STATED TASK => Write the lines out exactly as they stand, from the one containing "Reproduce this chart" through the one containing "import seaborn as sns", and only those. Omit pictures.
-- SOURCE RECORDS start --
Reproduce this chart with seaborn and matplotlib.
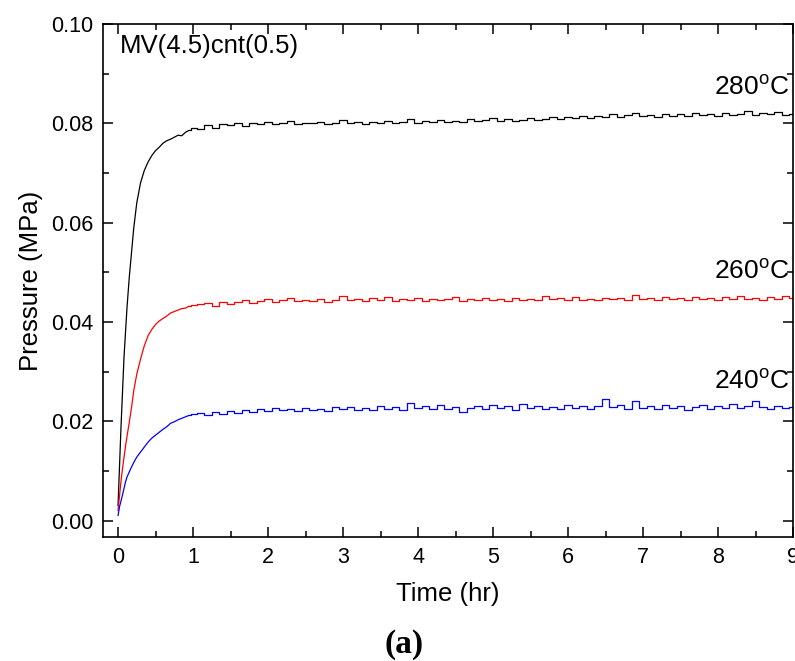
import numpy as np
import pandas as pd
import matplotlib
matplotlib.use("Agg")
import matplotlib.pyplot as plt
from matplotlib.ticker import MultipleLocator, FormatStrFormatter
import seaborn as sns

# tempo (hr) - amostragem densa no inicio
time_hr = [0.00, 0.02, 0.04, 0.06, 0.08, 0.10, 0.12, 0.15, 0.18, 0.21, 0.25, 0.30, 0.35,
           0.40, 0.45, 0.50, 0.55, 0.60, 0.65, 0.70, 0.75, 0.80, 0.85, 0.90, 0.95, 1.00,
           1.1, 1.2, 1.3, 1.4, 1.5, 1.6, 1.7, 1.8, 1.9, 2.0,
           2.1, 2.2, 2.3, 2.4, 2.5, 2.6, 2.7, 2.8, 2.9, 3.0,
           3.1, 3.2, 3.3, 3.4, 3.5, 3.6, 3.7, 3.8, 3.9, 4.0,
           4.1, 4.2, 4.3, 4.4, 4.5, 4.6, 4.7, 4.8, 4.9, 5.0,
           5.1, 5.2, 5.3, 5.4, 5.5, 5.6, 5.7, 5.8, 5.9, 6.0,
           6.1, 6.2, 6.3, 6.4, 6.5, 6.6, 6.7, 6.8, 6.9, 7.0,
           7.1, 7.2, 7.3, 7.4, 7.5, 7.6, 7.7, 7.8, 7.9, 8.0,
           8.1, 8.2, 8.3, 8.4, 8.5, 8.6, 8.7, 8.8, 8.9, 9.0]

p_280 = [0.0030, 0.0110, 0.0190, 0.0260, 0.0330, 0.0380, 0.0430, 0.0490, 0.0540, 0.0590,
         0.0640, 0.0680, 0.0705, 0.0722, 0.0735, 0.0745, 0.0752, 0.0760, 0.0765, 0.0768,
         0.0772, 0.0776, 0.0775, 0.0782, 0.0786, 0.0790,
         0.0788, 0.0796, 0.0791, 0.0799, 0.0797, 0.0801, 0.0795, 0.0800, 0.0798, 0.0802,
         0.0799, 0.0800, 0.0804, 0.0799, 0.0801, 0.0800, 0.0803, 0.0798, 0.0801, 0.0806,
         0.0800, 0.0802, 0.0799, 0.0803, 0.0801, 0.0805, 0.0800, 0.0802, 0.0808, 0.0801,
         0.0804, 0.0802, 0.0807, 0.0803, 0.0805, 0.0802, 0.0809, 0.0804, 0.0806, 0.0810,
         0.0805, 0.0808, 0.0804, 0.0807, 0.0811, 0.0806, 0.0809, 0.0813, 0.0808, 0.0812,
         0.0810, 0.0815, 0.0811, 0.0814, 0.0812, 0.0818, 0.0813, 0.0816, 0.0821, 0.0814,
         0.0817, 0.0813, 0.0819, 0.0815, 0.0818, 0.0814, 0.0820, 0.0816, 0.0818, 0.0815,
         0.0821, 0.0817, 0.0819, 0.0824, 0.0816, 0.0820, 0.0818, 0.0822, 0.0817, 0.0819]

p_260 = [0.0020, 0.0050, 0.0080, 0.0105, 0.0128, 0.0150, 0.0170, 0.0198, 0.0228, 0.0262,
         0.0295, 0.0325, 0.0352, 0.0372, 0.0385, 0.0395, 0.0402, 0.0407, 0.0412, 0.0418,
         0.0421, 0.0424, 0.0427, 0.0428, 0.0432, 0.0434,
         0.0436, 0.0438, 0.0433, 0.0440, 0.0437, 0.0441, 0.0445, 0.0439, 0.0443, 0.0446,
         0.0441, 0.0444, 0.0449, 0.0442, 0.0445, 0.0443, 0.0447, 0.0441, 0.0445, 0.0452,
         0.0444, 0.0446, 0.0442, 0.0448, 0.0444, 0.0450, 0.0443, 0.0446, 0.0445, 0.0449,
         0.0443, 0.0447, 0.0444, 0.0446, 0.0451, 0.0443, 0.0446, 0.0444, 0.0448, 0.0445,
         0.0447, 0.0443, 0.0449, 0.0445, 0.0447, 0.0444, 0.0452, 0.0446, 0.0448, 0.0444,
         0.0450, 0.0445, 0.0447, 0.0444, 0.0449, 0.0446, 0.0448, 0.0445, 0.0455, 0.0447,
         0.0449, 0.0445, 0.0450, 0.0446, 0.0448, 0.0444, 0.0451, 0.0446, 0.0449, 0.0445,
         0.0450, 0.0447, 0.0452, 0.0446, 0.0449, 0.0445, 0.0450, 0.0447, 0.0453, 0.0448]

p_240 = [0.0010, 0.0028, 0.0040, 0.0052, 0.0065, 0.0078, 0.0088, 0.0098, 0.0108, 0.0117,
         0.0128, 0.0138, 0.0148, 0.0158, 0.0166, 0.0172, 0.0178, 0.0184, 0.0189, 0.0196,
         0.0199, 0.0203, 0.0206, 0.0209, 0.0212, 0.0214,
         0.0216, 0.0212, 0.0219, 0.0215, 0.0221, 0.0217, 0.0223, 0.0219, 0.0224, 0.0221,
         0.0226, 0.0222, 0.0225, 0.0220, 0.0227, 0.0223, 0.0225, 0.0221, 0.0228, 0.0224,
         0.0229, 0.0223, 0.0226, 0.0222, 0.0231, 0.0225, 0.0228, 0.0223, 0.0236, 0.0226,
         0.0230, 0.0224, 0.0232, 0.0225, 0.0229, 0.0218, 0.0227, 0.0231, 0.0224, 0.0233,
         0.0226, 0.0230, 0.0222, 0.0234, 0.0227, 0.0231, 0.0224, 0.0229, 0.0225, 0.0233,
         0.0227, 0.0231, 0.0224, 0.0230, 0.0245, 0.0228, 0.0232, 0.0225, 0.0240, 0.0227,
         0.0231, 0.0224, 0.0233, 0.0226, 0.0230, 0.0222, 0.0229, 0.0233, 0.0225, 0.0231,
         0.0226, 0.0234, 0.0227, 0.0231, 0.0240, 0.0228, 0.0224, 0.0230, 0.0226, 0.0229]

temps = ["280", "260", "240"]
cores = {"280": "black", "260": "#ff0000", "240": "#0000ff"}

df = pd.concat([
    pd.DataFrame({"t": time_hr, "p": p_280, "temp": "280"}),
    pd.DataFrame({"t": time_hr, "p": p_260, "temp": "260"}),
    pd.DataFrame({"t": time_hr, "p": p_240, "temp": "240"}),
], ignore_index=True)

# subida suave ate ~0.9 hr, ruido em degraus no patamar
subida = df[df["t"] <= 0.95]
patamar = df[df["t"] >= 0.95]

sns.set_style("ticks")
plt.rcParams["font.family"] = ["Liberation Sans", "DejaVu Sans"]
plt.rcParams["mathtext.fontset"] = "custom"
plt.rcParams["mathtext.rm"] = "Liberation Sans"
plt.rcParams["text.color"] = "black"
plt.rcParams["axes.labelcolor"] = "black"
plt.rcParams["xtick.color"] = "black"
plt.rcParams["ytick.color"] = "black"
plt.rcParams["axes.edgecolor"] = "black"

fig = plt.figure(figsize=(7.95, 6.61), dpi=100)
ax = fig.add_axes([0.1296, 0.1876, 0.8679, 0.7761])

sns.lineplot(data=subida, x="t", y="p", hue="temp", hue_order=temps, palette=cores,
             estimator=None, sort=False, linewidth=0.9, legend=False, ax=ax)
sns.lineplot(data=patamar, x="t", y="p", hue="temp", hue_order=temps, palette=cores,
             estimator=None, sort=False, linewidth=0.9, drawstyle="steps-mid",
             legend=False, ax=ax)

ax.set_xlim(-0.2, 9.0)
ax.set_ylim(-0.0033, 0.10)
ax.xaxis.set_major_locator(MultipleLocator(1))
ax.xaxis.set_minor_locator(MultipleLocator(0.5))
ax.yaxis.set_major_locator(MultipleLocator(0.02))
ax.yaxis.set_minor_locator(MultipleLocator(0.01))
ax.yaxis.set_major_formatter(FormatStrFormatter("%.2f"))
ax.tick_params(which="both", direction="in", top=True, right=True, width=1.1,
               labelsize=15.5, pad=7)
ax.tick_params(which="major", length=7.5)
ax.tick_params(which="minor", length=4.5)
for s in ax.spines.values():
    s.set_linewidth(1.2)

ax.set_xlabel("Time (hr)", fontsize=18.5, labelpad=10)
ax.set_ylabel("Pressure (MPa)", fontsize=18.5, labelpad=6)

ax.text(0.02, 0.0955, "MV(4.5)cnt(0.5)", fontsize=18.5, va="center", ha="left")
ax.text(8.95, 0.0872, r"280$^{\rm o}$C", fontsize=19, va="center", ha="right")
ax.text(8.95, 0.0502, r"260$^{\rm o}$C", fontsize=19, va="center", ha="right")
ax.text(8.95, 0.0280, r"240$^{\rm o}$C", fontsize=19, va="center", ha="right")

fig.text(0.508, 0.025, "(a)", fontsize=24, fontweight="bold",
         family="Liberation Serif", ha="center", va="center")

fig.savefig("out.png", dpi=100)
-- SOURCE RECORDS end --
-- SOURCE RECORDS start --
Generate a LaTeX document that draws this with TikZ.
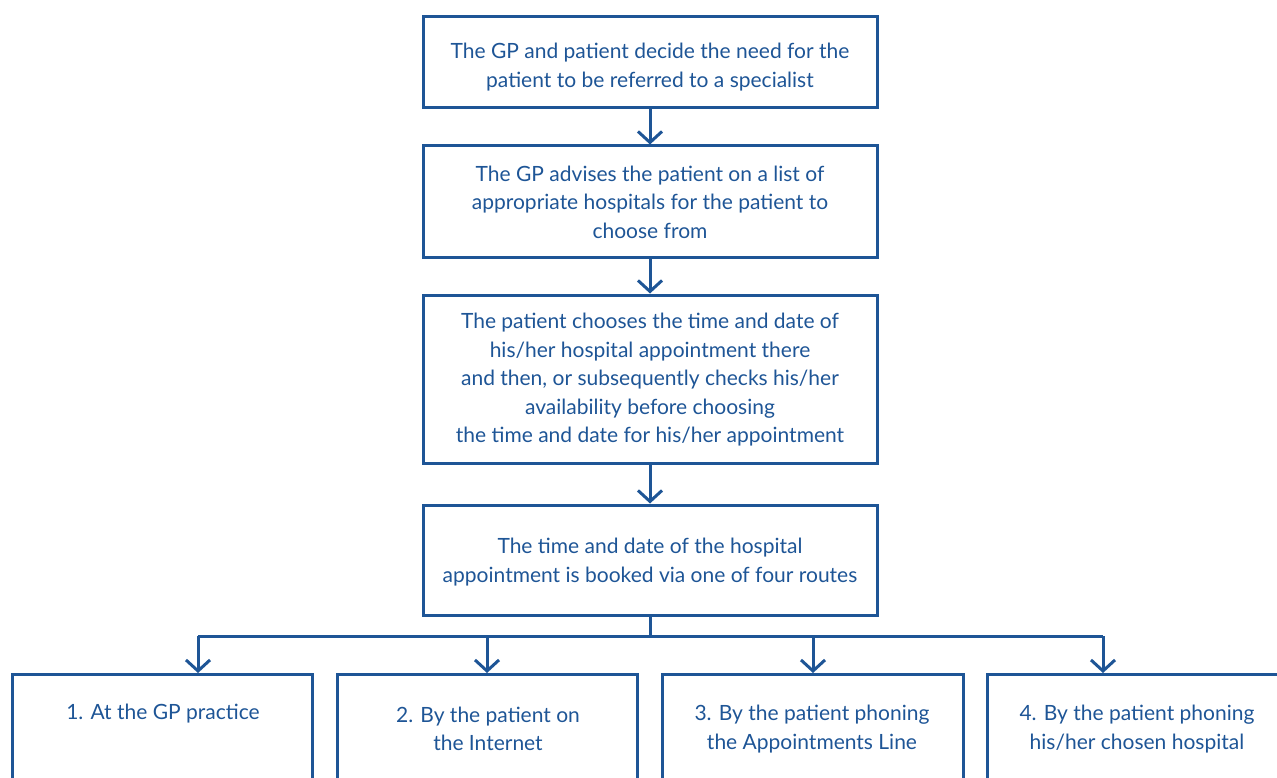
-- SOURCE RECORDS end --
TASK ANSWER =>
Reproduce this chart with seaborn and matplotlib.
import numpy as np
import pandas as pd
import matplotlib
matplotlib.use("Agg")
import matplotlib.pyplot as plt
from matplotlib.ticker import MultipleLocator, FormatStrFormatter
import seaborn as sns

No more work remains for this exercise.